Your task is to retype, word for word, the lines from the start of the data through the line holding "fig = plt.figure(figsize=(12, 4.31), dpi=100)". Do not include the pictures.

------ Dataset extract

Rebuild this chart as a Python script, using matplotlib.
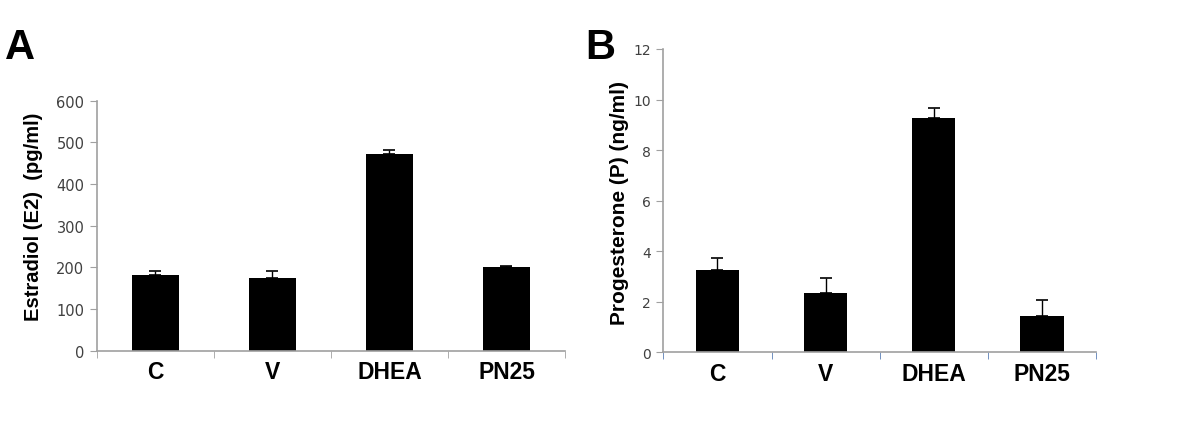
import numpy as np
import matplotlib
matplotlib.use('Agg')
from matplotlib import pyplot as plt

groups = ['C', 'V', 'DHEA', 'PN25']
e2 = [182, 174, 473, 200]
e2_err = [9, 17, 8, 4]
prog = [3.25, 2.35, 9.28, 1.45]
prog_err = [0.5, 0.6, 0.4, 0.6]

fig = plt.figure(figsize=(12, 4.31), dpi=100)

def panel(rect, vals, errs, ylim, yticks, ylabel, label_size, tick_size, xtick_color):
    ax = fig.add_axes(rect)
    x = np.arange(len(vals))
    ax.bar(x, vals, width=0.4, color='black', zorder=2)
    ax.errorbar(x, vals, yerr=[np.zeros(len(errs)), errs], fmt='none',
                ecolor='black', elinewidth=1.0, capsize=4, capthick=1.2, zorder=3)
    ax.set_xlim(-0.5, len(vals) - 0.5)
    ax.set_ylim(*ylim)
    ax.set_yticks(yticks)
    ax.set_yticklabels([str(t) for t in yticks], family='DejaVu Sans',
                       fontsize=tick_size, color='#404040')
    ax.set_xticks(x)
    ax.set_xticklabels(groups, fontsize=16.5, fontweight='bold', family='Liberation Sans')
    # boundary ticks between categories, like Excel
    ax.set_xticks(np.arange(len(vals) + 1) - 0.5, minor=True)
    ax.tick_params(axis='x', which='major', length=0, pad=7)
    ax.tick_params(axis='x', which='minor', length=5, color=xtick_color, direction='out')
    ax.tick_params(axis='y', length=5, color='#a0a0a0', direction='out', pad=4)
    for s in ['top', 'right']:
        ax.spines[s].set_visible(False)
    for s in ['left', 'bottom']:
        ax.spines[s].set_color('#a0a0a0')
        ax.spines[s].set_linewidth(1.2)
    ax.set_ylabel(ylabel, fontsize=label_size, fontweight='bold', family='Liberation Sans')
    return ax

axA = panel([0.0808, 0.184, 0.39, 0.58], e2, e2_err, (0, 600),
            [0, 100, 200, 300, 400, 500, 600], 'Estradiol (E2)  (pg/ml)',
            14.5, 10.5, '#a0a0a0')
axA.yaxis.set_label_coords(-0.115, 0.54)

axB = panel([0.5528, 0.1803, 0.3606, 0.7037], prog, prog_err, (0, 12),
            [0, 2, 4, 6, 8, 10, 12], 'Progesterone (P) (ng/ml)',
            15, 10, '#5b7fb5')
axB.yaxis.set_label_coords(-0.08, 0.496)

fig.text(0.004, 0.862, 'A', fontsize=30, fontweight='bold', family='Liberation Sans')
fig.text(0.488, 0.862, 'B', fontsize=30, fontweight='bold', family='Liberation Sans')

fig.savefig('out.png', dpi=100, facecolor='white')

------------

Full output →
Rebuild this chart as a Python script, using matplotlib.
import numpy as np
import matplotlib
matplotlib.use('Agg')
from matplotlib import pyplot as plt

groups = ['C', 'V', 'DHEA', 'PN25']
e2 = [182, 174, 473, 200]
e2_err = [9, 17, 8, 4]
prog = [3.25, 2.35, 9.28, 1.45]
prog_err = [0.5, 0.6, 0.4, 0.6]

fig = plt.figure(figsize=(12, 4.31), dpi=100)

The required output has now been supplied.